─── DATA SEGMENT

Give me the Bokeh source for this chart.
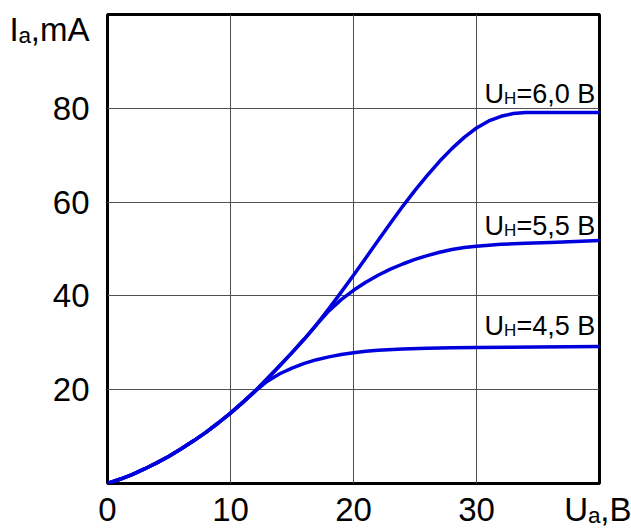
from bokeh.plotting import figure
from bokeh.models import Label, FixedTicker, Range1d
from bokeh.embed import file_html
from bokeh.resources import INLINE

# ---- data ----
x_ticks = [0, 10, 20, 30]
x_tick_labels = ["0", "10", "20", "30"]
y_ticks = [20, 40, 60, 80]
y_tick_labels = ["20", "40", "60", "80"]
x_title = "Uₐ,В"
y_title = "Iₐ,mA"

# common part of all three characteristics
ua_common = [0, 1, 2, 3, 4, 5, 6, 7, 8, 9, 10, 11, 12]
ia_common = [0, 0.9, 1.9, 3.1, 4.4, 5.8, 7.4, 9.1, 10.9, 12.9, 15.0, 17.3, 19.7]

# common part of the 5,5 V and 6,0 V curves
ua_mid = [13, 14, 15, 16, 17]
ia_mid = [22.4, 25.1, 27.9, 30.8, 33.9]

ua_45 = [13, 14, 15, 16, 17, 18, 19, 20, 21, 22, 24, 26, 28, 30, 35, 40]
ia_45 = [21.8, 23.4, 24.6, 25.6, 26.4, 27.0, 27.5, 27.9, 28.2, 28.4, 28.7, 28.85, 28.95, 29.0, 29.1, 29.2]

ua_55 = [18, 19, 20, 21, 22, 23, 24, 25, 26, 27, 28, 29, 30, 32, 34, 36, 38, 40]
ia_55 = [36.8, 39.2, 41.2, 42.9, 44.4, 45.7, 46.8, 47.8, 48.6, 49.3, 49.9, 50.3, 50.6, 51.0, 51.2, 51.4, 51.6, 51.8]

ua_60 = [18, 19, 20, 21, 22, 23, 24, 25, 26, 27, 28, 29, 30, 31, 32, 33, 34, 36, 38, 40]
ia_60 = [37.3, 40.8, 44.4, 48.1, 51.8, 55.5, 59.1, 62.5, 65.7, 68.7, 71.4, 73.8, 75.8, 77.3, 78.3, 78.9, 79.1, 79.1, 79.1, 79.1]

curve_names = ["6,0", "5,5", "4,5"]

# ---- figure ----
FL, FT, FW, FH = 107, 14, 492, 469  # frame position in page px
FR, FB = FL + FW, FT + FH
X0, X1, Y0, Y1 = 0, 40, 0, 100
p = figure(frame_width=FW, frame_height=FH,
           x_range=Range1d(X0, X1), y_range=Range1d(Y0, Y1),
           output_backend="svg", toolbar_location=None,
           min_border_left=FL, min_border_top=FT,
           min_border_right=631 - FR, min_border_bottom=529 - FB)
p.background_fill_color = "white"
p.border_fill_color = "white"
p.outline_line_color = "black"
p.outline_line_width = 3
p.outline_line_alpha = 1.0

FONT = "Liberation Sans"
sx = FW / (X1 - X0)
sy = FH / (Y1 - Y0)

# axis titles sit in the tick-label rows of the axes (as in the reference)
x_title_pos = X1                      # centred under the right frame edge
y_title_pos = (FB - 28.5) / sy        # level with the top of the frame

x_all = x_ticks + [x_title_pos]
x_all_labels = x_tick_labels + [x_title]
y_all = y_ticks + [y_title_pos]
y_all_labels = y_tick_labels + [y_title]

for ax, ticks, labs, standoff in ((p.xaxis[0], x_all, x_all_labels, 7),
                                  (p.yaxis[0], y_all, y_all_labels, 18)):
    ax.ticker = FixedTicker(ticks=ticks)
    ax.major_label_overrides = {t: l for t, l in zip(ticks, labs)}
    ax.axis_line_color = None
    ax.major_tick_line_color = None
    ax.minor_tick_line_color = None
    ax.major_tick_out = 0
    ax.major_tick_in = 0
    ax.major_label_text_font = FONT
    ax.major_label_text_font_size = "33px"
    ax.major_label_text_color = "black"
    ax.major_label_standoff = standoff

p.xgrid.ticker = FixedTicker(ticks=[10, 20, 30])
p.ygrid.ticker = FixedTicker(ticks=[20, 40, 60, 80])
for g in (p.xgrid[0], p.ygrid[0]):
    g.grid_line_color = "#505050"
    g.grid_line_width = 1

BLUE = "#0000dc"
curves = [
    (ua_common + ua_mid + ua_60, ia_common + ia_mid + ia_60),
    (ua_common + ua_mid + ua_55, ia_common + ia_mid + ia_55),
    (ua_common + ua_45, ia_common + ia_45),
]
for xs, ys in curves:
    p.line(xs, ys, line_color=BLUE, line_width=3.5, line_join="round", line_cap="round")


# ---- curve labels (inside the frame, data units) ----
def put_in(text, px, py, size):
    p.add_layout(Label(x=(px - FL) / sx, y=(FB - py) / sy, text=text,
                       text_font=FONT, text_font_size=f"{size}px",
                       text_color="black", text_baseline="alphabetic",
                       text_align="left"))


for name, base in zip(curve_names, [93, 225, 325]):
    put_in("U", 484, base, 27)
    put_in("Н", 503.5, base + 5, 17)
    put_in("=" + name + " В", 516, base, 27)

open("out.html", "w").write(file_html(p, INLINE))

──────

AIM OF THE EXERCISE: Pictures are excluded; copy all other data exactly as shown.

WRITTEN SOLUTION:
Give me the Bokeh source for this chart.
from bokeh.plotting import figure
from bokeh.models import Label, FixedTicker, Range1d
from bokeh.embed import file_html
from bokeh.resources import INLINE

# ---- data ----
x_ticks = [0, 10, 20, 30]
x_tick_labels = ["0", "10", "20", "30"]
y_ticks = [20, 40, 60, 80]
y_tick_labels = ["20", "40", "60", "80"]
x_title = "Uₐ,В"
y_title = "Iₐ,mA"

# common part of all three characteristics
ua_common = [0, 1, 2, 3, 4, 5, 6, 7, 8, 9, 10, 11, 12]
ia_common = [0, 0.9, 1.9, 3.1, 4.4, 5.8, 7.4, 9.1, 10.9, 12.9, 15.0, 17.3, 19.7]

# common part of the 5,5 V and 6,0 V curves
ua_mid = [13, 14, 15, 16, 17]
ia_mid = [22.4, 25.1, 27.9, 30.8, 33.9]

ua_45 = [13, 14, 15, 16, 17, 18, 19, 20, 21, 22, 24, 26, 28, 30, 35, 40]
ia_45 = [21.8, 23.4, 24.6, 25.6, 26.4, 27.0, 27.5, 27.9, 28.2, 28.4, 28.7, 28.85, 28.95, 29.0, 29.1, 29.2]

ua_55 = [18, 19, 20, 21, 22, 23, 24, 25, 26, 27, 28, 29, 30, 32, 34, 36, 38, 40]
ia_55 = [36.8, 39.2, 41.2, 42.9, 44.4, 45.7, 46.8, 47.8, 48.6, 49.3, 49.9, 50.3, 50.6, 51.0, 51.2, 51.4, 51.6, 51.8]

ua_60 = [18, 19, 20, 21, 22, 23, 24, 25, 26, 27, 28, 29, 30, 31, 32, 33, 34, 36, 38, 40]
ia_60 = [37.3, 40.8, 44.4, 48.1, 51.8, 55.5, 59.1, 62.5, 65.7, 68.7, 71.4, 73.8, 75.8, 77.3, 78.3, 78.9, 79.1, 79.1, 79.1, 79.1]

curve_names = ["6,0", "5,5", "4,5"]

# ---- figure ----
FL, FT, FW, FH = 107, 14, 492, 469  # frame position in page px
FR, FB = FL + FW, FT + FH
X0, X1, Y0, Y1 = 0, 40, 0, 100
p = figure(frame_width=FW, frame_height=FH,
           x_range=Range1d(X0, X1), y_range=Range1d(Y0, Y1),
           output_backend="svg", toolbar_location=None,
           min_border_left=FL, min_border_top=FT,
           min_border_right=631 - FR, min_border_bottom=529 - FB)
p.background_fill_color = "white"
p.border_fill_color = "white"
p.outline_line_color = "black"
p.outline_line_width = 3
p.outline_line_alpha = 1.0

FONT = "Liberation Sans"
sx = FW / (X1 - X0)
sy = FH / (Y1 - Y0)

# axis titles sit in the tick-label rows of the axes (as in the reference)
x_title_pos = X1                      # centred under the right frame edge
y_title_pos = (FB - 28.5) / sy        # level with the top of the frame

x_all = x_ticks + [x_title_pos]
x_all_labels = x_tick_labels + [x_title]
y_all = y_ticks + [y_title_pos]
y_all_labels = y_tick_labels + [y_title]

for ax, ticks, labs, standoff in ((p.xaxis[0], x_all, x_all_labels, 7),
                                  (p.yaxis[0], y_all, y_all_labels, 18)):
    ax.ticker = FixedTicker(ticks=ticks)
    ax.major_label_overrides = {t: l for t, l in zip(ticks, labs)}
    ax.axis_line_color = None
    ax.major_tick_line_color = None
    ax.minor_tick_line_color = None
    ax.major_tick_out = 0
    ax.major_tick_in = 0
    ax.major_label_text_font = FONT
    ax.major_label_text_font_size = "33px"
    ax.major_label_text_color = "black"
    ax.major_label_standoff = standoff

p.xgrid.ticker = FixedTicker(ticks=[10, 20, 30])
p.ygrid.ticker = FixedTicker(ticks=[20, 40, 60, 80])
for g in (p.xgrid[0], p.ygrid[0]):
    g.grid_line_color = "#505050"
    g.grid_line_width = 1

BLUE = "#0000dc"
curves = [
    (ua_common + ua_mid + ua_60, ia_common + ia_mid + ia_60),
    (ua_common + ua_mid + ua_55, ia_common + ia_mid + ia_55),
    (ua_common + ua_45, ia_common + ia_45),
]
for xs, ys in curves:
    p.line(xs, ys, line_color=BLUE, line_width=3.5, line_join="round", line_cap="round")


# ---- curve labels (inside the frame, data units) ----
def put_in(text, px, py, size):
    p.add_layout(Label(x=(px - FL) / sx, y=(FB - py) / sy, text=text,
                       text_font=FONT, text_font_size=f"{size}px",
                       text_color="black", text_baseline="alphabetic",
                       text_align="left"))


for name, base in zip(curve_names, [93, 225, 325]):
    put_in("U", 484, base, 27)
    put_in("Н", 503.5, base + 5, 17)
    put_in("=" + name + " В", 516, base, 27)

open("out.html", "w").write(file_html(p, INLINE))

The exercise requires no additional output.